By; MATTHEW  UKACHUNWA, Lagos

The need to treat water before it can be safe for human consumption has been emphasized by an international facility management consultant.

Engr. Afolabi O. Adedeji, Managing Director/Chief Executive, Afolabi  Adedeji & Associates, expressed the concern because there are many water-borne and enteric diseases.

The diseases that can be caused by bad water which he listed are:  Cholera, dysentery, Guinea worm, infectious hepatitis, gastro-enteritis hookworm, Bilharzin, Schistosomiasis, among others.

“The detailed exposition of these may form the subject of another article,” Adedeju wrote.
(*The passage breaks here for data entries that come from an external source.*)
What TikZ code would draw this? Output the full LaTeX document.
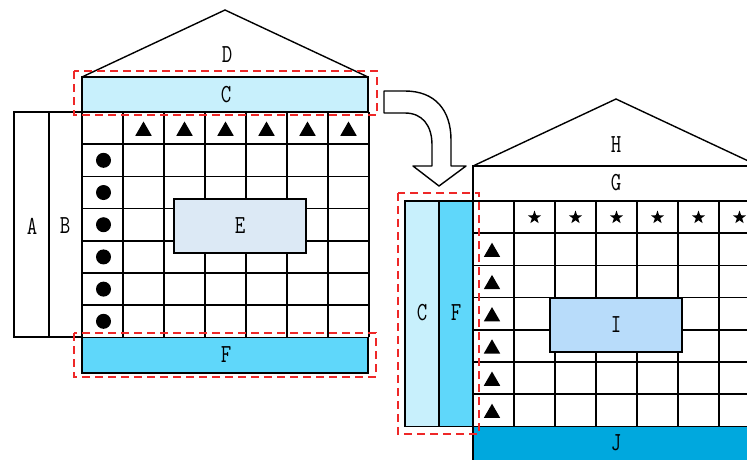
\documentclass[tikz,border=0pt]{standalone}
\usepackage{fontspec}
\usetikzlibrary{shapes.geometric}
\definecolor{cLight}{RGB}{200,240,252}
\definecolor{fBlue}{RGB}{95,215,250}
\definecolor{eBlue}{RGB}{220,233,245}
\definecolor{iBlue}{RGB}{184,220,250}
\definecolor{jBlue}{RGB}{0,168,222}
\definecolor{dashRed}{RGB}{238,40,40}
\newcommand{\narrowlab}[1]{\scalebox{0.78}[1]{#1}}
\begin{document}
\begin{tikzpicture}[x=1pt,y=-1pt,
  line width=1.4pt,
  box/.style={draw=black, line width=1.4pt, inner sep=0pt},
  lbl/.style={inner sep=0pt, font=\ttfamily\fontsize{26}{26}\selectfont},
  gridline/.style={draw=black, line width=1.6pt},
  hl/.style={draw=dashRed, line width=1.4pt, dash pattern=on 8pt off 5pt},
  tri/.style={regular polygon, regular polygon sides=3, fill=black, inner sep=0pt, minimum size=19pt},
  dotm/.style={circle, fill=black, inner sep=0pt, minimum size=15pt},
  starm/.style={star, star points=5, star point ratio=2.5, fill=black, inner sep=0pt, minimum size=14pt}]
\useasboundingbox (0,0) rectangle (747,459);
\clip (0,0) rectangle (747,459);
\fill[white] (0,0) rectangle (747,459);

% ---------- left house ----------
\draw[line width=1.4pt] (82,77) -- (225,10) -- (368,77);
\node[lbl] (D) at (227,55) {\narrowlab{D}};
\draw[box, fill=cLight] (82,77) rectangle (368,112);
\node[lbl] (C1) at (226,94.5) {\narrowlab{C}};
\draw[box] (14,112) rectangle (49,337);
\draw[box] (49,112) rectangle (82,337);
\node[lbl] (A) at (32,226) {\narrowlab{A}};
\node[lbl] (B) at (65,226) {\narrowlab{B}};
\foreach \i in {0,...,7} \draw[gridline] ({82+41*\i},112) -- ({82+41*\i},337.4);
\foreach \j in {0,...,7} \draw[gridline] (82,{112+32.2*\j}) -- (369,{112+32.2*\j});
\foreach \i in {1,...,6} \node[tri] (lt\i) at ({82+41*\i+20.5},131) {};
\foreach \j in {1,...,6} \node[dotm] (ld\j) at (103.5,{112+32.2*\j+16.1}) {};
\draw[box, fill=eBlue] (174,199) rectangle (306,253);
\node[lbl] (E) at (240,226) {\narrowlab{E}};
\draw[box, fill=fBlue] (82,337.4) rectangle (368,373);
\node[lbl] (F1) at (226,355) {\narrowlab{F}};
\draw[hl] (74,71) rectangle (377,115);
\draw[hl] (74,333) rectangle (376,377);

% ---------- curved arrow ----------
\draw[line width=1.4pt, fill=white, line join=round]
  (384,91) -- (405,91) .. controls (435,91) and (451,110) .. (451,140) -- (451,166)
  -- (466,166) -- (439,186) -- (413,166) -- (432,166) -- (432,145)
  .. controls (432,125) and (422,113) .. (405,113) -- (384,113) -- cycle;

% ---------- right house ----------
\draw[line width=1.4pt] (473,166) -- (616,99) -- (759,166);
\node[lbl] (H) at (616,145) {\narrowlab{H}};
\draw[line width=1.4pt] (473,201) -- (473,166) -- (760,166);
\node[lbl] (G) at (616,183) {\narrowlab{G}};
\draw[box, fill=cLight] (405,201) rectangle (439,426.4);
\draw[box, fill=fBlue] (439,201) rectangle (473,426.4);
\node[lbl] (C2) at (422,313) {\narrowlab{C}};
\node[lbl] (F2) at (456,313) {\narrowlab{F}};
\foreach \i in {0,...,7} \draw[gridline] ({473+41*\i},201) -- ({473+41*\i},426.4);
\foreach \j in {0,...,7} \draw[gridline] (473,{201+32.2*\j}) -- (760,{201+32.2*\j});
\foreach \i in {1,...,7} \node[starm] (rs\i) at ({473+41*\i+20.5},217.5) {};
\foreach \j in {1,...,6} \node[tri] (rt\j) at (492,{201+32.2*\j+19}) {};
\draw[box, fill=iBlue] (550,298) rectangle (682,352);
\node[lbl] (I) at (616,325) {\narrowlab{I}};
\draw[box, fill=jBlue] (473,426.4) rectangle (760,470);
\node[lbl] (J) at (616,443) {\narrowlab{J}};
\draw[hl] (398,193) rectangle (479,434);
\end{tikzpicture}
\end{document}
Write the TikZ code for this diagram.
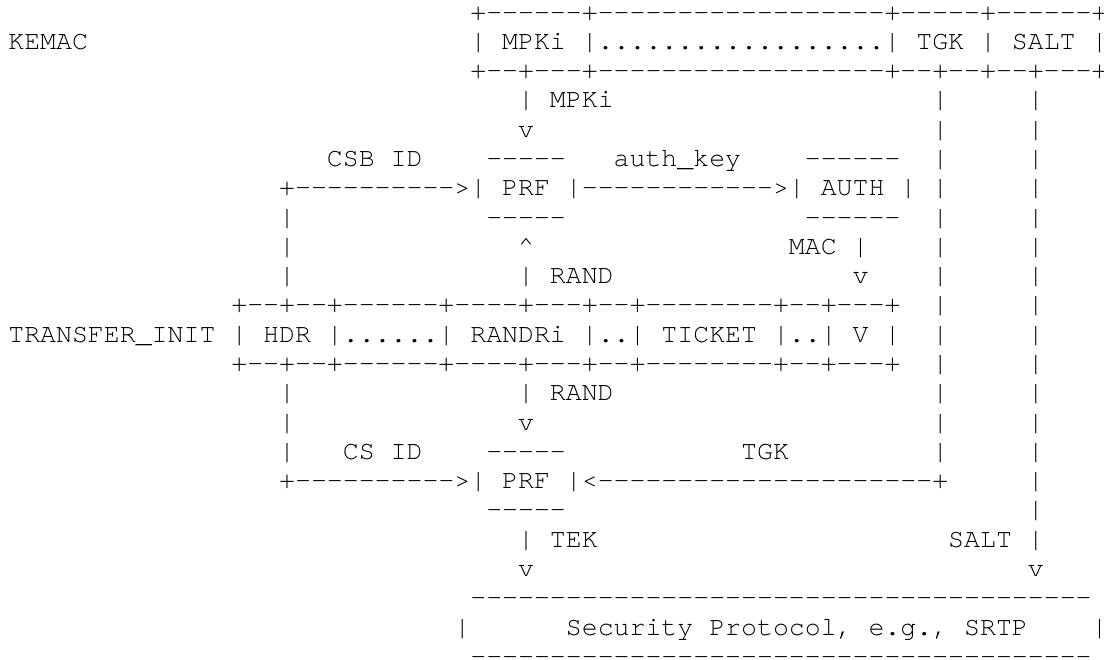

He recommended that certain simple measures such as boiling of water before drinking, filtration, storage, chlorination, protection of water sources from faecal pollution (or human and animal faeces), good environmental sanitation and so on could be very effective in achieving the goal of water treatment.

According to Adedeji, “preventing water-borne diseases could also help reduce premature death.”

He pointed out that Cholera has been known to ‘take out’ victims within 72 hours if it is not managed and treated well.

Treating water before consumption, the facility manager noted, promotes the economy of useful time that may otherwise be lost during illness by young, active and gainfully employed Nigerians.

Adedeji added that treating water lowers government expenditure on public health and medical services – things which developing countries can hardly afford.

The facility management consultant highlighted other key points in the form of questions for consideration in relation to the supply of potable water.

He asked:  “Will NAFDAC (National Agency for Food and Drug Administration and Control) continue to have a role in regulating the ‘pure water’ (or sachet water) industry and manufacture of bottled/mineral water, or will this agency’s role begin to diminish with the passage of time?”

Adedeji also wanted to know whether there is any possibility in the immediate or distant future of nationwide or worldwide ‘security’  of especially drinking water.

Another question that he posed is whether there is economic or commercial future for the ‘pure water’ or sachet water industry and the ‘upper-scale’ bottled water/mineral water industry in Nigeria?

“How attractive and/or feasible is water recycling in Nigeria?” he sought, stressing that that has been ‘standard practice’ for many decades in a country like Great Britain – Nigeria’s former colonial master.”